Sprites are flashes caused by electrical breakdown in the mesosphere. Blue jets are lightning discharges reaching upwards through the stratosphere, and elves are concentric rings of emissions caused by an electromagnetic pulse at the ionosphere's bottom edge. Giants are large discharges that create an electrical breakdown of the atmosphere from the top of thunderstorms to the bottom ionosphere. Terrestrial gamma-ray flashes are a flash phenomenon generated at the top of thunderstorms. Evidence suggests that run-away electron discharge causes some of these phenomena.
In the 1920s, English scientist C.T.R. Wilson received a Nobel Prize for work with a cloud chamber that made visible the ionizing radiation from cosmic rays and X-rays. He predicted that electrical discharges can occur above thunderstorms in the mesosphere, and that thunderstorm electrical fields can accelerate electrons to relativistic energies. Instruments were not sensitive enough to provide a definitive answer until 1993, however, when flashes of X-rays over thunderstorms were observed from NASA's Compton Gamma Ray Observatory.
In 1990, the first observation of a sprite was documented, and since then ground and aircraft observations discovered a multitude of discharges above thunderstorms, and spacecraft in low orbit observed X- and gamma-ray radiation.
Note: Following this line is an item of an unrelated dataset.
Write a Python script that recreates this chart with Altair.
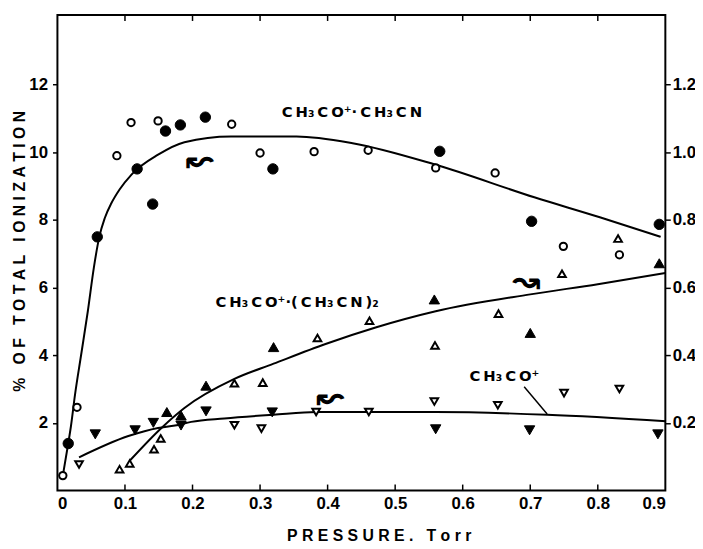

ASIM represents a comprehensive global survey of these super-high altitude, difficult-to-observe-from-the-ground events to help determine their physics and how they relate to lightning. The investigation also studies high-altitude cloud formation and determines what characteristics make thunderstorms effective in disturbing the high-altitude atmosphere. The research improves understanding of the effect of thunderstorms on Earth's atmosphere and contributes to better atmospheric models and meteorological and climatological predictions.
"High-altitude observation allows us to study these events without the obscuring clouds," said principal investigator Torsten Neubert of the National Space institute of the Technical University of Denmark. "With ASIM we will better understand the complex processes of upper-atmospheric lightning, which are also elements of ordinary lightning, although they take on different forms. This understanding can improve technology for detecting ordinary lightning."
The investigation also helps clarify the effect of thunderstorms on the atmosphere, ionosphere and radiation belts, and will monitor the influx of meteors in Earth's environment and their effect on its atmosphere. Blue jets at the top of thunderstorm clouds, for example, change the concentration of greenhouse gases, another way thunderstorms can affect the stratosphere.
The types of discharges and their structure help scientists better understand the structure of the atmosphere where they occur and of the thunderstorm battery that powers them.
"We will learn more about thunderstorm clouds and more of the fine-structure of the stratosphere and mesosphere, of which little is known," Neubert said. Based on video taken by ESA astronaut Andreas Mogensen from the space station in 2015, scientists already learned more about what types of cloud create such activity, and that lightning comes from clouds at an altitude of about 10.5 miles (17 km). "These are solid scientific results documenting for the first time how active the tops of thunderclouds can be," he added.
ASIM observations also improve understanding of the effect of dust storms, urban pollutants, forest fires, and volcanoes on cloud formation and electrification, and the relation of eye-wall lightning activity to intensification of thunderstorms. That could help us all live more happily ever after.